Absaroka Fence Initiative
CODY, Wyo. (Wyoming News Now) – On a Friday morning in June, more than a dozen people gathered in a parking area at the boundary of the Shoshone National Forest west of Cody.
Their task? To take down dangerous barbed wire fences that can catch wildlife in its snares.
The Absaroka Fence Initiative is a partnership of federal agencies, private landowners and local volunteers with a common goal – to enhance wildlife movements and reduce wildlife mortality, while still meeting the needs of livestock producers.
On this particular workday, the volunteers and staff from the Wyoming Game and Fish Department, the Shoshone National Forest and the Bureau of Land Management are taking down or replacing five different sections of fence, according to Kerry Murphy, wildlife biologist with the Shoshone National Forest.
“We worked with all the landowners along the fence line we’re going to be working today,” Murphy said. “Some of them didn’t want their fence modified, or removed. Some of them just wanted it modified, and some of them wanted the wire removed.”
One of the landowners volunteering their time on this Friday morning is Jason Schultz, who with his neighbor Margie Johnson and other local landowners, have already gathered up yards of dangerous barbed wire after witnessing animals getting caught up in it.
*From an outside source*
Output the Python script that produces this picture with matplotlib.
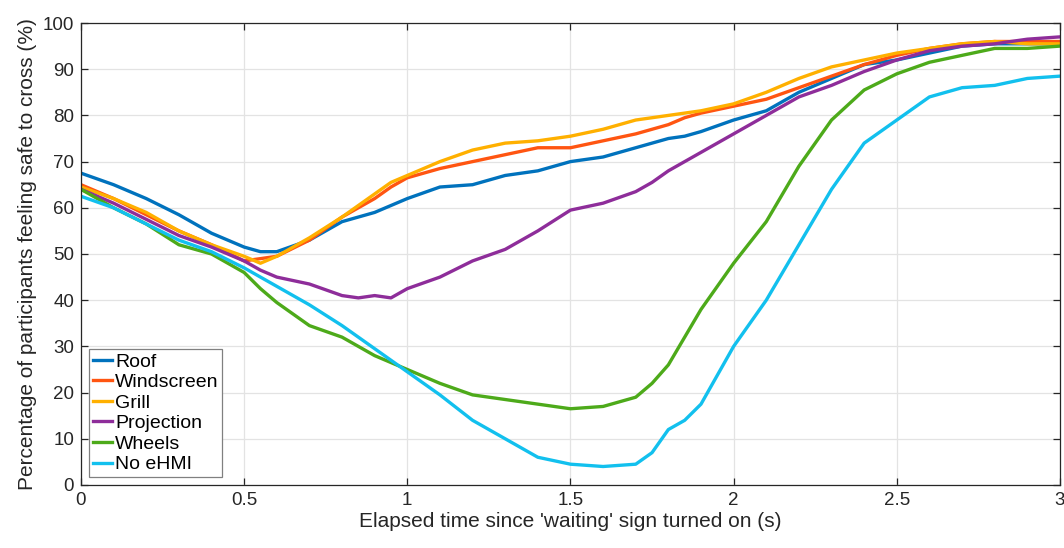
import numpy as np
import matplotlib
matplotlib.use('Agg')
import matplotlib.pyplot as plt

# sample times (s)
t = [0, 0.1, 0.2, 0.3, 0.4, 0.5, 0.55, 0.6, 0.7, 0.8, 0.85, 0.9, 0.95, 1.0,
     1.1, 1.2, 1.3, 1.4, 1.5, 1.6, 1.7, 1.75, 1.8, 1.85, 1.9, 2.0, 2.1, 2.2,
     2.3, 2.4, 2.5, 2.6, 2.7, 2.8, 2.9, 3.0]

roof = [67.5, 65, 62, 58.5, 54.5, 51.5, 50.5, 50.5, 53, 57, 58, 59, 60.5, 62,
        64.5, 65, 67, 68, 70, 71, 73, 74, 75, 75.5, 76.5, 79, 81, 85,
        88, 91, 92, 93.5, 95, 95.5, 95.5, 95.5]
windscreen = [65, 62, 58.5, 55, 52, 48.5, 49, 49.5, 53, 58, 60, 62, 64.5, 66.5,
              68.5, 70, 71.5, 73, 73, 74.5, 76, 77, 78, 79.5, 80.5, 82, 83.5, 86,
              88.5, 91, 93, 94.5, 95.5, 96, 96, 96]
grill = [64.5, 62, 59, 55, 52, 49.5, 48, 49.5, 53.5, 58, 60.5, 63, 65.5, 67,
         70, 72.5, 74, 74.5, 75.5, 77, 79, 79.5, 80, 80.5, 81, 82.5, 85, 88,
         90.5, 92, 93.5, 94.5, 95.5, 96, 95.5, 95.5]
projection = [64, 61, 57.5, 54, 51.5, 48.5, 46.5, 45, 43.5, 41, 40.5, 41, 40.5, 42.5,
              45, 48.5, 51, 55, 59.5, 61, 63.5, 65.5, 68, 70, 72, 76, 80, 84,
              86.5, 89.5, 92, 94, 95, 95.5, 96.5, 97]
wheels = [64, 60, 56.5, 52, 50, 46, 42.5, 39.5, 34.5, 32, 30, 28, 26.5, 25,
          22, 19.5, 18.5, 17.5, 16.5, 17, 19, 22, 26, 32, 38, 48, 57, 69,
          79, 85.5, 89, 91.5, 93, 94.5, 94.5, 95]
no_ehmi = [62.5, 60, 56.5, 53, 50.5, 47, 45, 43, 39, 34.5, 32, 29.5, 27, 24.5,
           19.5, 14, 10, 6, 4.5, 4, 4.5, 7, 12, 14, 17.5, 30, 40, 52,
           64, 74, 79, 84, 86, 86.5, 88, 88.5]

names = ['Roof', 'Windscreen', 'Grill', 'Projection', 'Wheels', 'No eHMI']
colors = ['#0072BD', '#FF5511', '#FFB000', '#8E2D9A', '#4DAA1A', '#12C0EE']

plt.rcParams['font.family'] = ['Liberation Sans', 'DejaVu Sans']

fig = plt.figure(figsize=(10.64, 5.48), dpi=100)
ax = fig.add_axes([0.0761, 0.115, 0.9201, 0.843])

for y, c, n in zip([roof, windscreen, grill, projection, wheels, no_ehmi], colors, names):
    ax.plot(t, y, color=c, lw=2.4, label=n)

ax.set_xlim(0, 3)
ax.set_ylim(0, 100)
ax.set_xticks([0, 0.5, 1, 1.5, 2, 2.5, 3])
ax.set_xticklabels(['0', '0.5', '1', '1.5', '2', '2.5', '3'])
ax.set_yticks(range(0, 101, 10))
ax.grid(True, color='#e3e3e3', lw=0.9)
ax.set_axisbelow(True)
for s in ax.spines.values():
    s.set_color('#262626')
    s.set_linewidth(0.9)
ax.tick_params(direction='in', top=True, right=True, length=5, width=0.9,
               colors='#262626', labelsize=13.5, pad=5)
ax.set_xlabel("Elapsed time since 'waiting' sign turned on (s)", fontsize=15, color='#262626', labelpad=2)
ax.set_ylabel('Percentage of participants feeling safe to cross (%)', fontsize=15, color='#262626', labelpad=4)

leg = ax.legend(loc='lower left', fontsize=14, handlelength=1.0, handletextpad=0.15,
                borderpad=0.2, labelspacing=0.15, borderaxespad=0.4, fancybox=False,
                framealpha=1)
leg.get_frame().set_edgecolor('#808080')
leg.get_frame().set_linewidth(0.9)

fig.savefig('out.png', dpi=100)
“The animals come down or go up the mountain, and then they can’t see the fence line because it’s just loose and strewn around, and they get tripped up on it,” Schultz said.
Schultz’s neighbor, Margie Johnson, pointed out that the work being done today will help wildlife, but won’t affect the humans who rely on the fencing.
“The fence posts will stay so we know where the forest is, but it’ll be way safer,” said Johnson. “And I understand where they do need to put the fence that they’ve got smooth wire and it goes lower, so that the animals can go over it.”
The Absaroka Fence Initiative truly is a public-private partnership in the best sense of the term, according to Murphy, in which volunteers, landowners and federal agencies are working to help the wildlife.
“They all come together to form the Absaroka Fence Initiative, and it’s a great bunch of folks working together,” he said.